In light of the Stanford rape case, a discussion about such a topic is in order. Sexual harassment/abuse has always been a subject very near and dear to my heart. I think it is very important to amplify the voices of victims and be a support to them, not a harm. I apologize if the cover picture is of too graphic a nature for you, but it speaks volumes to this topic and I found it very fitting. First, a story.
I was in a college course titled "Seminar in Thinking and Writing", and the coursework had to do with just that. We would read certain sections in our book and respond to prompts both in written and oral form. Our written responses were able to be commented on by peers, a little comment section, so to speak. We were discussing women in the media. A classmate of mine wrote her post about rape; a touchy subject for most people. Another student responded, voicing his opinions. Most of it was harmless banter, however, there was a statement that caught my eye. She should have seen it coming.
Excuse me? Excuse me?
I was livid, to say the least. But I didn't want to unleash my wrath on my poor classmate, perhaps I had misheard him. I replied to his comment asking him to explain. We replied back and forth until I was so tired I had no more protest left in me. His comments insinuating that victims of rape are in any way responsible for their rape had me angry and weepy. The following day I could not look him in the eye because he disgusted me. That student, unfortunately, shares a majority opinion.
I'm sure you've heard the term: rape culture. It was actually a term coined by 1970s feminists of the Women Against Violence Against Women organization describing the way society tends to blame victims for their rape (a little feminist history for you). You're probably surrounded by people who perpetuate rape culture. Harmful sayings like, "she was asking for it", "boys will be boys", and any dialogue that suggests what a victim was wearing or doing places some of the blame on them.

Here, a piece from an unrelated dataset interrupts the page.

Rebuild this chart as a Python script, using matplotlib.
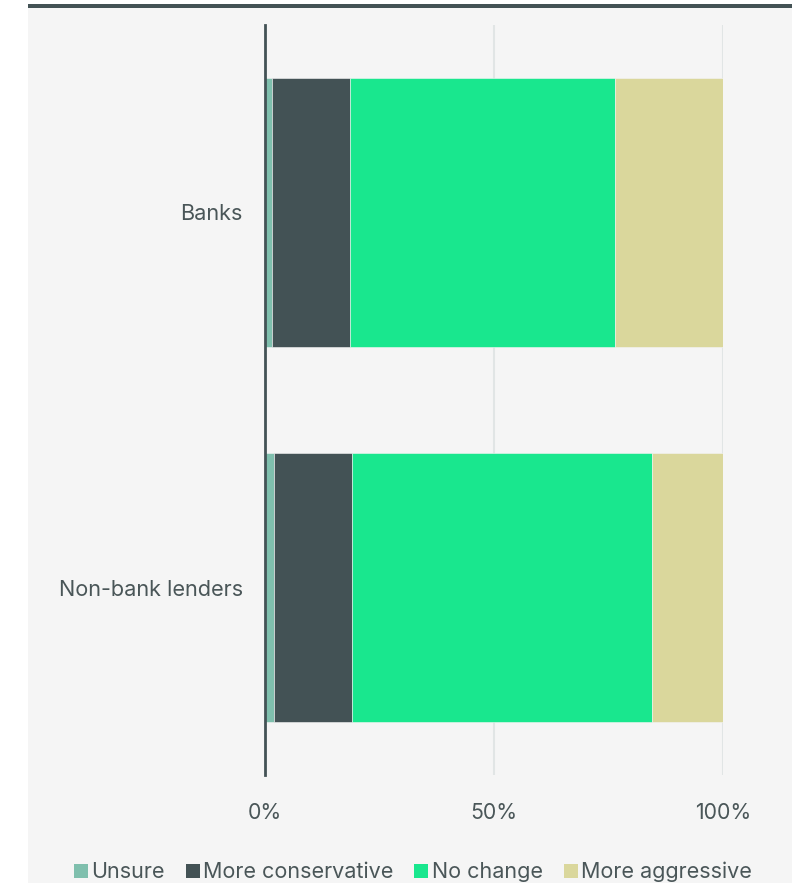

Consent is everything, people. Consent is not equal to a low-cut top. Consent is not equal to being drunk. Consent is not equal to being unconscious. Consent isn't even equal to a "yes" the last time! By telling a rape victim or speaking of a rape victim as if they did anything that made it their fault they were raped, you are trying to evenly distribute responsibility when there is no need. There is no "it takes two to tango" with rape. But Tessa, you say, she was drinking in a sketchy part of town with people she didn't really know. I don't think any person who has ever been murdered woke up in the morning of their death and said, "hey, I'm gonna try to get killed today!" Similarly, no human being puts themselves in a situation wanting to be violated on such a personal level.
You also might be thinking to yourself, hey, Tessa used a female in that scenario! Men get raped too! Yes, dear reader, I know men get raped too. All of what I have said here involves all people, men, women, non-binary people, transgender people, etc. I am also aware of the cases in which persons have been falsely accused of rape. I urge you, I beg you, under no circumstances let those cases affect how you handle every rape allegation you come into contact with. Rape is not like a tall tale about a fish. If you don't believe your friend caught a two-footer last weekend, who cares? You disbelieving him won't do any harm to your friend. But it is a lot more detrimental when you don't believe someone who comes to you about their rape. Listen to them.
Not only was I disgusted by my fellow classmate with whom I argued, I was scared of him. He isn't the only one who thinks that way. As a young woman, I don't want to live in a world where I get blamed for something so bad happening to me, if it were to ever happen. And I'm not just fearful for my own good. I am fearful for my friends, my peers, my future sons and daughters, their future sons and daughters, etc. So while you may think if you catch someone like that student making comments like he did that you should just ignore them- don't. Be the change you wish to see in the world. And improvement starts with a conversation. That's how language changes. Discussion.